A comunicação seguinte foi obtida em Montalban, a 1.º de fevereiro, no círculo dos amigos espíritas que ele tinha naquela cidade.

“Antoine Demeure. Não estou morto para vós, meus bons amigos, mas para os que não conhecem, como vós, esta santa doutrina que reúne os que se amavam na Terra e que tiveram os mesmos pensamentos e os mesmos sentimentos de amor e caridade.

“Eu sou feliz. Sou mais feliz do que podia esperar, porque gozo de uma lucidez rara nos Espíritos há pouco tempo desprendidos da matéria. Tende coragem, meus bons amigos! Estarei muitas vezes junto de vós, e não deixarei de vos instruir sobre muitas coisas que ignoramos quando ligados à nossa pobre matéria que nos oculta tantas magnificências e tantos prazeres. Orai pelos que estão privados dessa felicidade, pois não sabem o mal que fazem a si mesmos.

“Hoje não continuarei por muito tempo, mas vos direi que não me acho nada estranho neste mundo dos invisíveis. A mim me parece que sempre o habitei. Aqui me sinto feliz porque vejo os meus amigos e posso comunicar-me com eles sempre que o deseje.

“Não choreis, meus amigos. Vós me faríeis lamentar por ter-vos conhecido. Daí tempo ao tempo, e Deus vos conduzirá a esta morada, onde devemos todos nos reunirmos.

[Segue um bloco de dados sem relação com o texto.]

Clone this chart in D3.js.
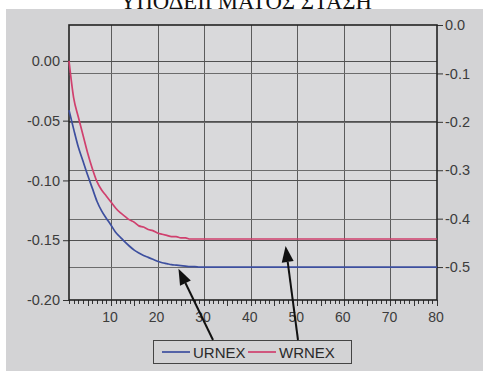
<!DOCTYPE html>
<html>
<head>
<meta charset="utf-8">
<script src="https://cdn.jsdelivr.net/npm/d3@7"></script>
<style>
  body { margin: 0; background: #fff; }
  svg { display: block; }
</style>
</head>
<body>
<svg id="chart" width="483" height="371"></svg>
<script>
// Impulse responses over 80 periods
const periods = d3.range(1, 81);

// URNEX, read against the right-hand axis
const urnex = [
  -0.176, -0.215, -0.252, -0.281, -0.310, -0.337, -0.364, -0.384, -0.399, -0.413,
  -0.428, -0.438, -0.448, -0.457, -0.465, -0.471, -0.476, -0.480, -0.484, -0.488,
  -0.491, -0.493, -0.495, -0.496, -0.497, -0.498, -0.499, -0.499, -0.500, -0.500,
  -0.500, -0.500, -0.500, -0.500, -0.500, -0.500, -0.500, -0.500, -0.500, -0.500,
  -0.500, -0.500, -0.500, -0.500, -0.500, -0.500, -0.500, -0.500, -0.500, -0.500,
  -0.500, -0.500, -0.500, -0.500, -0.500, -0.500, -0.500, -0.500, -0.500, -0.500,
  -0.500, -0.500, -0.500, -0.500, -0.500, -0.500, -0.500, -0.500, -0.500, -0.500,
  -0.500, -0.500, -0.500, -0.500, -0.500, -0.500, -0.500, -0.500, -0.500, -0.500
];

// WRNEX, read against the left-hand axis
const wrnex = [
   0.000, -0.031, -0.047, -0.062, -0.077, -0.090, -0.101, -0.108, -0.113, -0.118,
  -0.123, -0.127, -0.130, -0.133, -0.135, -0.138, -0.139, -0.141, -0.142, -0.144,
  -0.145, -0.146, -0.147, -0.147, -0.148, -0.148, -0.149, -0.149, -0.149, -0.149,
  -0.149, -0.149, -0.149, -0.149, -0.149, -0.149, -0.149, -0.149, -0.149, -0.149,
  -0.149, -0.149, -0.149, -0.149, -0.149, -0.149, -0.149, -0.149, -0.149, -0.149,
  -0.149, -0.149, -0.149, -0.149, -0.149, -0.149, -0.149, -0.149, -0.149, -0.149,
  -0.149, -0.149, -0.149, -0.149, -0.149, -0.149, -0.149, -0.149, -0.149, -0.149,
  -0.149, -0.149, -0.149, -0.149, -0.149, -0.149, -0.149, -0.149, -0.149, -0.149
];

const leftTicks = [0, -0.05, -0.10, -0.15, -0.20];
const rightTicks = [0, -0.1, -0.2, -0.3, -0.4, -0.5];
const xTicks = [10, 20, 30, 40, 50, 60, 70, 80];
const seriesNames = ["URNEX", "WRNEX"];
const titleText = "ΥΠΟΔΕΙΓΜΑΤΟΣ ΣΤΑΣΗ";
// periods the two callout arrows point at
const calloutPeriods = [24.5, 47.5];

const svg = d3.select("#chart");
const frame = { left: 69, right: 437, top: 25, bottom: 300 };

const x = d3.scaleLinear().domain([1, 80]).range([frame.left, frame.right]);
const yL = d3.scaleLinear().domain([-0.2, 0.03]).range([frame.bottom, frame.top]);
const yR = d3.scaleLinear().domain([-0.568, 0]).range([frame.bottom, frame.top]);

const colors = { URNEX: "#3d4f9f", WRNEX: "#d0406e" };
const hyphen = f => d => f(d).replace("\u2212", "-");
const valueAt = (arr, p) => arr[Math.round(p) - 1];

// page title, running off the top edge
svg.append("text")
  .attr("x", 120).attr("y", 8.5)
  .attr("textLength", 252).attr("lengthAdjust", "spacingAndGlyphs")
  .attr("font-family", "Liberation Serif, DejaVu Serif, serif")
  .attr("font-size", 23)
  .attr("fill", "#111")
  .text(titleText);

// grey panel and plot area
svg.append("rect").attr("x", 6).attr("y", 9).attr("width", 477).attr("height", 362)
  .attr("fill", "#d3d3d5");
svg.append("rect")
  .attr("x", frame.left).attr("y", frame.top)
  .attr("width", frame.right - frame.left).attr("height", frame.bottom - frame.top)
  .attr("fill", "#d9d9db");

// grid
const grid = svg.append("g").attr("shape-rendering", "crispEdges");
grid.selectAll("line.v").data(xTicks.slice(0, -1)).join("line")
  .attr("x1", d => Math.round(x(d)) + 0.5).attr("x2", d => Math.round(x(d)) + 0.5)
  .attr("y1", frame.top).attr("y2", frame.bottom)
  .attr("stroke", "#5c5c5c").attr("stroke-width", 1);
grid.selectAll("line.hl").data(leftTicks.slice(0, -1)).join("line")
  .attr("x1", frame.left).attr("x2", frame.right)
  .attr("y1", d => Math.round(yL(d)) + 0.5).attr("y2", d => Math.round(yL(d)) + 0.5)
  .attr("stroke", "#505050").attr("stroke-width", 1);
grid.selectAll("line.hr").data(rightTicks.slice(1)).join("line")
  .attr("x1", frame.left).attr("x2", frame.right)
  .attr("y1", d => Math.round(yR(d)) + 0.5).attr("y2", d => Math.round(yR(d)) + 0.5)
  .attr("stroke", "#6c6c6c").attr("stroke-width", 1);

// minor ticks below the bottom edge, one per period
svg.append("g").attr("shape-rendering", "crispEdges")
  .selectAll("line").data(periods).join("line")
  .attr("x1", d => Math.round(x(d)) + 0.5).attr("x2", d => Math.round(x(d)) + 0.5)
  .attr("y1", frame.bottom).attr("y2", d => frame.bottom + (d % 5 === 0 ? 5.5 : 3.5))
  .attr("stroke", "#333").attr("stroke-width", 1);

// axes
const tickFont = size => g => g.selectAll("text")
  .attr("font-family", "Liberation Sans, Arial, sans-serif")
  .attr("font-size", size).attr("fill", "#3c3c3c");

svg.append("g").attr("transform", `translate(${frame.left},0)`)
  .call(d3.axisLeft(yL).tickValues(leftTicks).tickSize(6).tickPadding(3)
    .tickFormat(hyphen(d3.format(".2f"))))
  .call(g => g.select(".domain").remove())
  .call(g => g.selectAll("line").attr("stroke", "#333"))
  .call(tickFont(14.5));

svg.append("g").attr("transform", `translate(${frame.right},0)`)
  .call(d3.axisRight(yR).tickValues(rightTicks).tickSize(6).tickPadding(2)
    .tickFormat(hyphen(d3.format(".1f"))))
  .call(g => g.select(".domain").remove())
  .call(g => g.selectAll("line").attr("stroke", "#333"))
  .call(tickFont(14.5));

svg.append("g").attr("transform", `translate(0,${frame.bottom})`)
  .call(d3.axisBottom(x).tickValues(xTicks).tickSize(0).tickPadding(12))
  .call(g => g.select(".domain").remove())
  .call(g => g.selectAll("text").attr("dx", -1.5))
  .call(tickFont(14));

// plot frame
svg.append("rect")
  .attr("x", frame.left).attr("y", frame.top)
  .attr("width", frame.right - frame.left).attr("height", frame.bottom - frame.top)
  .attr("fill", "none").attr("stroke", "#222").attr("stroke-width", 1.6);

// series lines
const lineL = d3.line().x((d, i) => x(periods[i])).y(d => yL(d)).curve(d3.curveMonotoneX);
const lineR = d3.line().x((d, i) => x(periods[i])).y(d => yR(d)).curve(d3.curveMonotoneX);

svg.append("path").datum(wrnex).attr("d", lineL)
  .attr("fill", "none").attr("stroke", colors.WRNEX).attr("stroke-width", 1.7);
svg.append("path").datum(urnex).attr("d", lineR)
  .attr("fill", "none").attr("stroke", colors.URNEX).attr("stroke-width", 1.7);

// legend
const legend = svg.append("g");
legend.append("rect").attr("x", 153.5).attr("y", 340.5).attr("width", 198).attr("height", 23)
  .attr("fill", "#d3d3d5").attr("stroke", "#444").attr("stroke-width", 1);
const legendX = [162, 248];
seriesNames.forEach((name, i) => {
  legend.append("line")
    .attr("x1", legendX[i]).attr("x2", legendX[i] + 28)
    .attr("y1", 352).attr("y2", 352)
    .attr("stroke", colors[name]).attr("stroke-width", 1.7);
  legend.append("text")
    .attr("x", legendX[i] + 31).attr("y", 357.5)
    .attr("font-family", "Liberation Sans, Arial, sans-serif")
    .attr("font-size", 15).attr("fill", "#2a2a2a")
    .text(name);
});

// callout arrows from the legend up to each curve
const heads = [
  [x(calloutPeriods[0]), yR(valueAt(urnex, calloutPeriods[0])) + 3],
  [x(calloutPeriods[1]), yL(valueAt(wrnex, calloutPeriods[1])) + 7]
];
const tails = [[213, 340], [298, 340]];
heads.forEach((h, i) => {
  const t = tails[i];
  const ang = Math.atan2(h[1] - t[1], h[0] - t[0]);
  const len = 16, half = 6;
  const bx = h[0] - len * Math.cos(ang), by = h[1] - len * Math.sin(ang);
  svg.append("line")
    .attr("x1", t[0]).attr("y1", t[1]).attr("x2", bx).attr("y2", by)
    .attr("stroke", "#111").attr("stroke-width", 2);
  svg.append("path")
    .attr("d", d3.line()([
      h,
      [bx + half * Math.sin(ang), by - half * Math.cos(ang)],
      [bx - half * Math.sin(ang), by + half * Math.cos(ang)]
    ]) + "Z")
    .attr("fill", "#111");
});
</script>
</body>
</html>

“Boa noite, meus amigos. Que Deus vos console. Estou aqui, ao vosso lado.

“DEMEURE.”


OBSERVAÇÃO: A situação do Sr. Demeure, como Espírito, é exatamente aquela que sua vida tão dignamente e tão utilmente vivida poderia permitir que fosse pressentida, mas um outro fato não menos instrutivo ressalta de suas comunicações, isto é, a atividade que ele desenvolve, quase que imediatamente após a sua morte, para ser útil. Por sua alta inteligência e por suas qualidades morais, ele pertence à ordem dos Espíritos muito adiantados. Ele é muito feliz, mas sua felicidade não é a inação. Há poucos dias ele cuidava de doentes como médico e tão logo desencarnado, apressa-se em dedicar-se a eles como Espírito. O que se ganha, então, em estar no outro mundo, perguntarão certas pessoas, se ali não se goza de repouso? A isto lhe perguntaremos, de saída, se não é nada não ter mais preocupações nem necessidades nem as enfermidades da vida; ser livre e poder, sem fadiga, percorrer o espaço com a rapidez do pensamento, ir ver os seus amigos a toda hora, seja qual for a distância a que se encontrem? Depois acrescentaremos: Quando estiverdes no outro mundo, nada vos forçará a fazer seja o que for. Estareis perfeitamente livres de ficar numa ociosidade beata, tanto tempo quanto quiserdes, mas em breve vos cansareis dessa ociosidade egoísta. Sereis os primeiros a pedir uma ocupação. Então vos será respondido: Se vos aborreceis por nada fazerdes, buscai vós mesmos algo para fazer. As ocasiões para ser útil não faltam nem no mundo dos Espíritos nem entre os homens. É assim que a atividade espiritual não é um constrangimento. Ela é uma necessidade, uma satisfação para os Espíritos que procuram as ocupações em relação com seus gostos e aptidões, e escolhem de preferência as que possam ajudar no seu adiantamento.